Al Ghetto per ricordare
60 anni dopo
Nell’ottobre di sessant’anni fa, a due passi dall’Altare della patria, vennero rastrellati dai nazifascisti gli ebrei romani: gli abili al lavoro ebbero il privilegio di non essere uccisi e furono deportati nei campi di sterminio.
A ricordare una delle pagine più atroci vissute dai cittadini romani si sono dati appuntamento al Ghetto i rappresentanti delle istituzioni e, soprattutto, tanti cittadini che non vogliono dimenticare.
In simili circostanze, purtroppo, la retorica regna sovrana. A questa consuetudine si è sottratto il presidente della Provincia di Roma, Nicola Zingaretti, preoccupato che le lezioni impartite dalla storia rimangano d’attualità: “Purtroppo questi appuntamenti – ha spiegato – non sono più solo un atto dovuto ai caduti ma anche uno stimolo affinché non ci sia neanche il minimo dubbio che le diversità possano essere un problema”.
Quel dubbio esiste eccome, a giudicare dalla proposta leghista di mettere in quarantena i bambini immigrati a scuola qualora risulti difficile “integrarli”.
E Zingaretti lo sa bene, così come dovrebbe saperlo chiunque si informi minimamente su quanto si agita nel Paese tra gli insegnanti, gli studenti e i lavoratori.

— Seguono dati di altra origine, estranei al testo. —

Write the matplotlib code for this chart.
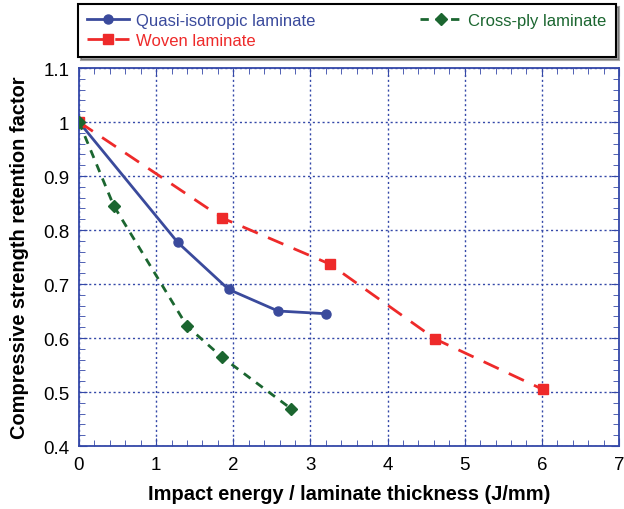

Tornando alla commemorazione del Ghetto, Alemanno ha definito il rastrellamento di centinaia di ebrei come “una delle giornate più brutte della Roma moderna ed un monito alla convivenza e alla tolleranza per tutti e nei confronti di tutti”.
Presenti anche il presidente della Regione Marrazzo e i rappresentanti della Comunità ebraica guidati dal Rabbino capo Di Segni.